Income tax expense was $0.9 million on pre-tax income from continuing operations of $5.5 million for the three months ended March 31, 2018, as compared to an income tax expense of $1.7 million on pre-tax loss from continuing operations of $8.5 million for the three months ended April 1, 2017, respectively. The effective income tax rates were 16.4% and (20.0%) for the three months ended March 31, 2018 and April 1, 2017, respectively. The effective tax rate for the three months ended March 31, 2018 varied from the effective tax rate for the three months ended April 1, 2017 due primarily to losses incurred in the United States for which we have recognized a tax benefit in 2018.

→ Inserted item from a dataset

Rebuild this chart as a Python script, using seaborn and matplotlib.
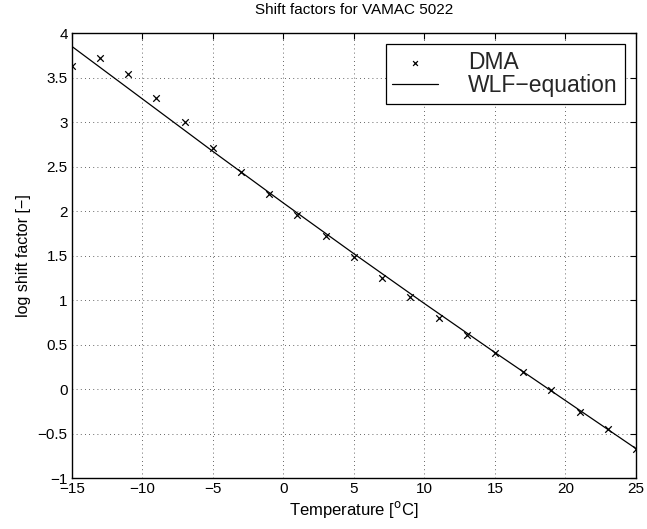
import matplotlib
matplotlib.use("Agg")
import matplotlib.pyplot as plt
import seaborn as sns
import pandas as pd

# DMA measured shift factors
dma_temp = [-15, -13, -11, -9, -7, -5, -3, -1, 1, 3, 5, 7, 9, 11, 13, 15, 17, 19, 21, 23, 25]
dma_logaT = [3.63, 3.72, 3.54, 3.27, 3.00, 2.71, 2.435, 2.19, 1.96, 1.72, 1.48, 1.25,
             1.03, 0.80, 0.61, 0.41, 0.19, -0.01, -0.26, -0.45, -0.67]

# WLF-equation curve
wlf_temp = [-15, -10, -5, 0, 5, 10, 15, 20, 25]
wlf_logaT = [3.85, 3.26, 2.67, 2.09, 1.52, 0.96, 0.41, -0.13, -0.67]

x_ticks = [-15, -10, -5, 0, 5, 10, 15, 20, 25]
y_ticks = [-1, -0.5, 0, 0.5, 1, 1.5, 2, 2.5, 3, 3.5, 4]

sns.set_theme(style="white")
plt.rcParams['font.family'] = ['Liberation Sans', 'DejaVu Sans']
plt.rcParams['axes.unicode_minus'] = True

dma = pd.DataFrame({"T": dma_temp, "a": dma_logaT})
wlf = pd.DataFrame({"T": wlf_temp, "a": wlf_logaT})

fig = plt.figure(figsize=(6.47, 5.29), dpi=100)
ax = fig.add_axes([0.111, 0.0964, 0.872, 0.8412])

sns.scatterplot(data=dma, x="T", y="a", marker="x", color="black", s=22,
                linewidth=0.9, ax=ax, label="DMA", zorder=3)
sns.lineplot(data=wlf, x="T", y="a", color="black", linewidth=0.9, ax=ax,
             label="WLF\u2212equation", zorder=2)

ax.set_xlim(-15, 25)
ax.set_ylim(-1, 4)
ax.set_xticks(x_ticks)
ax.set_yticks(y_ticks)
ax.set_xticklabels([f"{v}".replace("-", "\u2212") for v in x_ticks])
ax.set_yticklabels([(f"{v:g}").replace("-", "\u2212") for v in y_ticks])
ax.grid(True, linestyle=(0, (1, 4)), color="black", linewidth=0.6, alpha=0.8)
ax.tick_params(direction="in", length=4, width=0.8, top=True, right=True,
               labelsize=11, colors="black", pad=3)
for s in ax.spines.values():
    s.set_color("black")
    s.set_linewidth(1.0)

ax.set_xlabel("Temperature [$^{\\mathrm{o}}$C]", fontsize=12, color="black", labelpad=2)
ax.set_ylabel("log shift factor [\u2212]", fontsize=11.5, color="black", labelpad=5)
ax.set_title("Shift factors for VAMAC 5022", fontsize=11, color="black", pad=14)

leg = ax.legend(loc="upper right", fontsize=16.5, frameon=True, fancybox=False,
                edgecolor="black", framealpha=1, borderpad=0.3, labelspacing=0.0,
                handlelength=2.0, handletextpad=1.3, borderaxespad=0.5)
leg.get_frame().set_linewidth(0.9)
for h in leg.legend_handles:
    try:
        h.set_sizes([12])
    except AttributeError:
        pass

fig.savefig("out.png", dpi=100)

On December 22, 2017, the U.S. government enacted the Tax Act, which significantly revised the U.S. corporate income tax regime by, among other things, lowering the U.S. corporate tax rate from 35% to 21%, limiting various business deductions and repealing the corporate alternative minimum tax. Many provisions in the Tax Act are generally effective in tax years beginning after December 31, 2017. GAAP requires the impact of tax legislation to be recognized in the period in which the law was enacted. As a result of the Tax Act, the Company recorded tax benefits in the fourth quarter of 2017 of $32.2 million due to a re-measurement of the U.S deferred tax assets and liabilities and $1.3 million due to the repeal of the corporate alternative minimum tax. The tax benefits represent provisional amounts and our current best estimates. We have not made adjustments to our provisional estimate during the first quarter of 2018. The provisional amounts incorporate assumptions made based upon our current interpretation of the Tax Act and in accordance with SAB 118 may be refined through the fourth quarter of 2018 as we receive additional clarification and implementation guidance. As we finalize the accounting for the tax effects of the enactment of the Tax Act during the measurement period, we will reflect adjustments to the provisional amounts recorded and record additional tax effects in the periods such adjustments are identified.